Rossella Vignola 12 novembre 2014

Un voto della Commissione ambiente del Parlamento europeo (PE) ha rafforzato la possibilità per gli stati di bloccare la coltivazione e l'importazione di Ogm nel proprio territorio anche in presenza di un'autorizzazione adottata a livello comunitario

Ieri la Commissione ambiente, salute pubblica e sicurezza alimentare (ENVI) del Parlamento europeo ha approvato a larga maggioranza (51 sì, 11 no e due astensioni) la relazione con le raccomandazioni stilate dall'eurodeputata belga Frédérique Ries (ALDE) che prevede la possibilità per gli Stati membri di limitare o bandire la coltivazione di Ogm sul territorio nazionale anche se autorizzati a livello comunitario.

La decisione della Commissione ambiente è un passo ulteriore verso la definizione di un dossier complesso, segnato da un decennio di battaglie legali, difficili negoziati, e da un ricorso al WTO da parte degli Stati Uniti che accusavano l'Unione europea di chiudere il proprio mercato alle varietà transgeniche prodotte oltreoceano.

Lo scorso giugno, dopo quattro anni di trattative,  il Consiglio dei ministri ha raggiunto un importante accordo politico sulla modifica dell’attuale direttiva europea in materia di OGM. Alla base del compromesso, la possibilità per gli stati membri di “opt out”, ovvero di scegliere di limitare o vietare la coltivazione di OGM sul proprio territorio anche in disaccordo con la decisione presa a livello comunitario dalla Commissione europea a cui spetta decidere, dietro parere dell’Agenzia europea per la sicurezza alimentare (Efsa), sull’autorizzazione alla coltivazione e all’importazione di organismi transgenici a livello comunitario.

L’accordo dello scorso giugno, che pure aveva un’importante valenza politica in quanto apriva la possibilità per gli stati membri di non rispettare una decisione della Commissione, appariva però troppo generico, e non abbastanza solido dal punto di vista delle garanzie giuridiche per gli stati che avessero deciso di applicare la “clausola di salvaguardia” a livello nazionale.

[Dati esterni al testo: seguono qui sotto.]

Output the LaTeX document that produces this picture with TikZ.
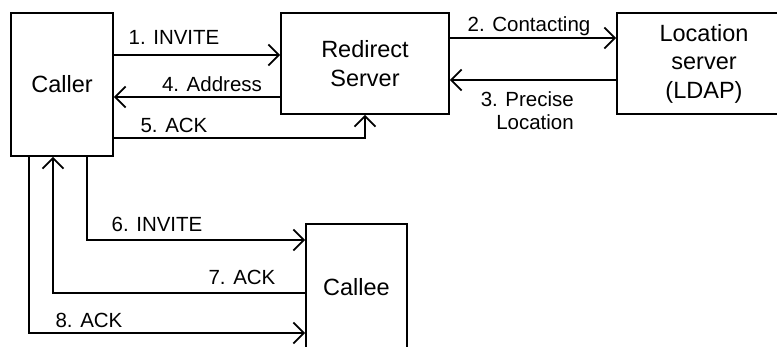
\documentclass[tikz,border=0pt]{standalone}
\usepackage{fontspec}
\setmainfont{Liberation Sans}
\usetikzlibrary{arrows.meta}

\tikzset{
  entity/.style={draw, line width=1.8pt, inner sep=0pt, align=center,
    font=\fontsize{23.5}{28.5}\selectfont},
  msg/.style={line width=1.8pt, -{Straight Barb[length=10.5pt,width=21pt]}},
  lab/.style={inner sep=0pt, font=\fontsize{20.5}{23}\selectfont}
}

\begin{document}
\begin{tikzpicture}[x=1pt, y=-1pt]
  \useasboundingbox (0,0) rectangle (777,347);
  \fill[white] (0,0) rectangle (777,347);
  \clip (0,0) rectangle (777,347);

  % participants
  \node[entity, minimum width=102pt, minimum height=143pt, text height=16.8pt, text depth=0pt]
    (caller) at (62,84.5) {Caller};
  \node[entity, minimum width=168pt, minimum height=101pt]
    (redirect) at (365,63.5) {Redirect\\Server};
  \node[entity, minimum width=174pt, minimum height=101pt]
    (location) at (704,63.5) {Location\\server\\(LDAP)};
  \node[entity, minimum width=101pt, minimum height=126pt, text height=16.8pt, text depth=0pt]
    (callee) at (356.5,287) {Callee};

  % caller <-> redirect server
  \draw[msg] (caller.east |- 0,55) -- (redirect.west |- 0,55);
  \node[lab, anchor=base] (l1) at (174,45) {1. INVITE};
  \draw[msg] (redirect.west |- 0,97) -- (caller.east |- 0,97);
  \node[lab, anchor=base] (l4) at (212,92) {4. Address};
  \draw[msg] (caller.east |- 0,138) -| (redirect.south);
  \node[lab, anchor=base] (l5) at (174,133) {5. ACK};

  % redirect server <-> location server
  \draw[msg] (redirect.east |- 0,38) -- (location.west |- 0,38);
  \node[lab, anchor=base] (l2) at (529,31.5) {2. Contacting};
  \draw[msg] (location.west |- 0,80) -- (redirect.east |- 0,80);
  \node[lab, anchor=east, align=right] (l3) at (574,111) {3. Precise\\Location};

  % caller <-> callee
  \draw[msg] (caller.south -| 87,0) |- (callee.west |- 0,240);
  \node[lab, anchor=base] (l6) at (157,232) {6. INVITE};
  \draw[msg] (callee.west |- 0,293) -| (caller.south -| 53,0);
  \node[lab, anchor=base] (l7) at (242,285) {7. ACK};
  \draw[msg] (caller.south -| 29,0) |- (callee.west |- 0,333);
  \node[lab, anchor=base] (l8) at (89,328) {8. ACK};
\end{tikzpicture}
\end{document}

Le raccomandazioni approvate ieri dalla Commissione ENVI allargano la gamma dei motivi cui gli stati possono appellarsi per giustificare una decisione diversa rispetto a quella presa a livello europeo e dunque bloccare la coltivazione o l’importazione di OGM nel proprio territorio, includendo un "criterio ambientale" precedentemente non contemplato. Il testo prevede, infatti, la possibilità per gli stati membri di invocare, oltre ai fattori socio-economici, considerazioni legate alla pianificazione urbana e rurale e a obiettivi di politica agricola o di destinazione del suolo, già previsti dalla versione proposta dal Consiglio, anche aspetti ambientali, come la tutela della biodiversità, la resistenza degli OGM ai pesticidi, o il rischio contaminazione. 

Secondo la relatrice Ries , “la relazione è il riflesso di molte preoccupazioni della Commissione. I criteri e le motivazioni, come l’utilizzo del territorio, il rispetto per la biodiversità, la resistenza ai pesticidi sono molto meglio articolari, molto più precisi rispetto al testo troppo vago della Commissione”. Dello stesso avviso anche Marco Contiero , direttore per le politiche agricole di Greenpeace UE: “Gli eurodeputati hanno migliorato il testo del Consiglio, fortemente influenzato dalla linea britannica pro-OGM”, ha affermato Contiero. 

Il PE si era già espresso nel 2011 sulla bozza di direttiva per la “ri-nazionalizzazione” a favore di un quadro giuridico più robusto a garanzia dei divieti nazionali agli OGM. Ora, con le raccomandazioni approvate ieri, il PE si avvia verso il rafforzamento della norma che garantisce reale solidità giuridica alle iniziative degli stati che intendano vietare o limitare la coltivazione e l’importazione di OGM sul proprio territorio. La questione dovrà ora essere dibattuta in seconda lettura dal PE in seduta plenaria, e toccherà alla Presidenza di turno italiana il compito di trovare l’accordo politico e chiudere il dossier OGM presumibilmente entro la fine dell’anno.